BOB GARFIELD:Local TV news is ratings-generated. It presses emotional hot buttons. It stays away from controversy that will offend its local advertisers. It's superficial. It's bloody. It's all of the things we despise. Now-- for someone who's been in the business for as long as you have and with the resume you have, even participating in local TV news has to be something like a deal with the devil. Did you feel [LAUGHTER] over your 16 years in the business that you were, you had carved out some sort of deal with the devil?
TOM GRANT: You know - what can I say? Yeah. I mean I was getting - I was getting paid to do stories that many times were superficial. There came times when I would go out and do a story and they would tell me what the story was going to be after, after I came back, and I knew the story wasn't that! But they would keep pushing it, and pushing it, or - and they would, they would re-write my leads to "juice it up" - to make it more sensational than it was. And there were times when I found myself going along with this, and that's one of the things that was, that was extremely troubling to me.
BOB GARFIELD:Stop me if I'm getting too nosy, but I, I'm thinking cinematically here and I have this image of you coming home from work, sitting there in the dark at your kitchen table with an open bottle of cheap hooch next [LAUGHTER] to you. What form did you feeling bad about yourself take in your life?
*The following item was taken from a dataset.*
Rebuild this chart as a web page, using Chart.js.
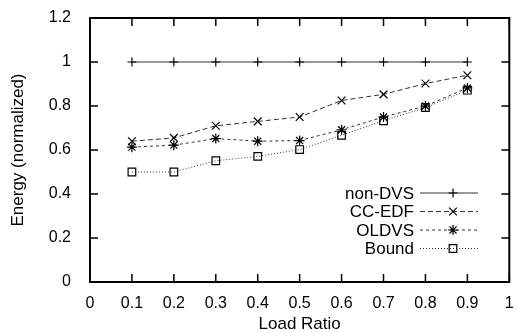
<!DOCTYPE html>
<html>
<head>
<meta charset="utf-8">
<script src="https://cdn.jsdelivr.net/npm/chart.js@4/dist/chart.umd.min.js"></script>
<style>
  html, body { margin: 0; padding: 0; background: #fff; }
  #wrap { width: 516px; height: 333px; }
</style>
</head>
<body>
<div id="wrap"><canvas id="chart" width="516" height="333"></canvas></div>
<script>
// Data
const loadRatio = [0.1, 0.2, 0.3, 0.4, 0.5, 0.6, 0.7, 0.8, 0.9];
const nonDVS = [1, 1, 1, 1, 1, 1, 1, 1, 1];
const ccEDF = [0.64, 0.655, 0.71, 0.73, 0.75, 0.825, 0.853, 0.902, 0.94];
const olDVS = [0.613, 0.622, 0.652, 0.64, 0.643, 0.692, 0.75, 0.8, 0.882];
const bound = [0.5, 0.5, 0.551, 0.571, 0.602, 0.667, 0.733, 0.793, 0.872];

const xTicks = [0, 0.1, 0.2, 0.3, 0.4, 0.5, 0.6, 0.7, 0.8, 0.9, 1];
const yTicks = [0, 0.2, 0.4, 0.6, 0.8, 1, 1.2];

const FONT = 'Liberation Sans, Arial, Helvetica, sans-serif';

function toPoints(ys) {
    return loadRatio.map((x, i) => ({ x: x, y: ys[i] }));
}

// Dataset styles
const series = [
    { label: 'non-DVS', data: nonDVS, dash: [], marker: 'cross', radius: 4.5 },
    { label: 'CC-EDF', data: ccEDF, dash: [5, 3], marker: 'crossRot', radius: 5.5 },
    { label: 'OLDVS', data: olDVS, dash: [3, 3], marker: 'star', radius: 5 },
    { label: 'Bound', data: bound, dash: [1, 2], marker: 'rect', radius: 5.4 }
];

// Box border and gnuplot-style inward ticks on all four sides
const framePlugin = {
    id: 'frame',
    afterDatasetsDraw(chart) {
        const ctx = chart.ctx;
        const area = chart.chartArea;
        const xs = chart.scales.x;
        const ys = chart.scales.y;
        const len = 8;
        ctx.save();
        ctx.strokeStyle = '#000';
        ctx.lineWidth = 1.5;
        ctx.beginPath();
        xTicks.forEach(v => {
            const px = xs.getPixelForValue(v);
            ctx.moveTo(px, area.bottom);
            ctx.lineTo(px, area.bottom - len);
            ctx.moveTo(px, area.top);
            ctx.lineTo(px, area.top + len);
        });
        yTicks.forEach(v => {
            const py = ys.getPixelForValue(v);
            ctx.moveTo(area.left, py);
            ctx.lineTo(area.left + len, py);
            ctx.moveTo(area.right, py);
            ctx.lineTo(area.right - len, py);
        });
        ctx.stroke();
        ctx.lineWidth = 2;
        ctx.strokeRect(area.left, area.top, area.right - area.left, area.bottom - area.top);
        ctx.restore();
    }
};

// Legend drawn inside the plot: text right-aligned, sample line on the right
const keyPlugin = {
    id: 'key',
    afterDatasetsDraw(chart) {
        const ctx = chart.ctx;
        const textRight = 414;
        const lineLeft = 420;
        const lineRight = 478;
        const markX = 453;
        const rowTop = 193;
        const rowStep = 18.5;
        ctx.save();
        ctx.font = '17px ' + FONT;
        ctx.textAlign = 'right';
        ctx.textBaseline = 'middle';
        chart.data.datasets.forEach((ds, i) => {
            const y = rowTop + i * rowStep;
            ctx.fillStyle = '#000';
            ctx.fillText(ds.label, textRight, y + 1);
            ctx.strokeStyle = ds.borderColor;
            ctx.lineWidth = ds.borderWidth;
            ctx.setLineDash(ds.borderDash);
            ctx.beginPath();
            ctx.moveTo(lineLeft, y);
            ctx.lineTo(lineRight, y);
            ctx.stroke();
            ctx.setLineDash([]);
            ctx.strokeStyle = '#000';
            ctx.fillStyle = 'rgba(0,0,0,0)';
            ctx.lineWidth = ds.pointBorderWidth;
            Chart.helpers.drawPoint(ctx, {
                pointStyle: ds.pointStyle,
                radius: ds.pointRadius,
                borderWidth: ds.pointBorderWidth,
                rotation: 0
            }, markX, y);
        });
        ctx.restore();
    }
};

new Chart(document.getElementById('chart'), {
    type: 'line',
    data: {
        datasets: series.map(s => ({
            label: s.label,
            data: toPoints(s.data),
            borderColor: '#333',
            borderWidth: 1,
            borderDash: s.dash,
            pointStyle: s.marker,
            pointRadius: s.radius,
            pointBorderColor: '#000',
            pointBackgroundColor: 'rgba(0,0,0,0)',
            pointBorderWidth: 1.2,
            tension: 0,
            fill: false
        }))
    },
    options: {
        responsive: false,
        animation: false,
        layout: { padding: { left: 0, right: 4, top: 18, bottom: 0 } },
        plugins: {
            legend: { display: false },
            tooltip: { enabled: false }
        },
        scales: {
            x: {
                type: 'linear',
                min: 0,
                max: 1,
                afterFit(scale) {
                    scale.height = 51;
                    scale.paddingLeft = 0;
                    scale.paddingRight = 0;
                },
                afterBuildTicks(scale) { scale.ticks = xTicks.map(v => ({ value: v })); },
                grid: { display: false },
                border: { display: false },
                ticks: {
                    padding: 4,
                    color: '#000',
                    font: { family: FONT, size: 16 },
                    maxRotation: 0,
                    callback: v => String(v)
                },
                title: {
                    display: true,
                    text: 'Load Ratio',
                    color: '#000',
                    font: { family: FONT, size: 17 },
                    padding: { top: 0, bottom: -2 }
                }
            },
            y: {
                type: 'linear',
                min: 0,
                max: 1.2,
                afterFit(scale) {
                    scale.width = 90;
                    scale.paddingTop = 0;
                    scale.paddingBottom = 0;
                },
                afterBuildTicks(scale) { scale.ticks = yTicks.map(v => ({ value: v })); },
                grid: { display: false },
                border: { display: false },
                ticks: {
                    padding: 11,
                    color: '#000',
                    font: { family: FONT, size: 16 },
                    callback: v => String(v)
                },
                title: {
                    display: true,
                    text: 'Energy (normalized)',
                    color: '#000',
                    font: { family: FONT, size: 17 },
                    padding: { top: 8, bottom: 0 }
                }
            }
        }
    },
    plugins: [framePlugin, keyPlugin]
});
</script>
</body>
</html>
TOM GRANT: Did I come back and, and sit [LAUGHS] down with some cheap hooch once a while? I certainly did. I felt like I - my - I wasn't really well the last 6 or 8 months. I wasn't taking care of myself. I wasn't as healthy as I should have been. As the pressures on television to become profit centers grow, there are more pressures put on people like me to not do things that will anger, you know, various people or will cost us, cost us a lot of money like, like a lawsuit. And so we just, so we backed away from doing anything but pablum.
BOB GARFIELD:So you're sort of Don Quixote and thinking that on the strength of your will and the righteousness of your vision and of, [LAUGHTER] of your accomplishments to date that you could have somehow tilted at the TV news windmill and won victories for journalism. You failed. The windmill won. [LAUGHTER] What would you tell other Don Quixote's who are trying to do the same thing and make TV news bend to their journalistic ambitions as opposed to the vice versa.
TOM GRANT: Yeah, I lost. Okay. I had to give up and leave. But I've had, I've had e-mails from people who asked me about that very thing, and you know what can I say to 'em but I hope you find a good station. There are f-- a few of 'em out there. And if you find one of those good stations, and then you push hard enough, you will be able to make a difference even as a TV journalist.
BOB GARFIELD: Yeah, I know that place. It's Channel 56. Brigadoon. [LAUGHTER] Tom Grant, thank you for joining us.
TOM GRANT: [LAUGHS] Okay, thank you.
BOB GARFIELD: Tom Grant is formerly a reporter with KXLY-TV Spokane and now news editor of the Spokane Local Planet.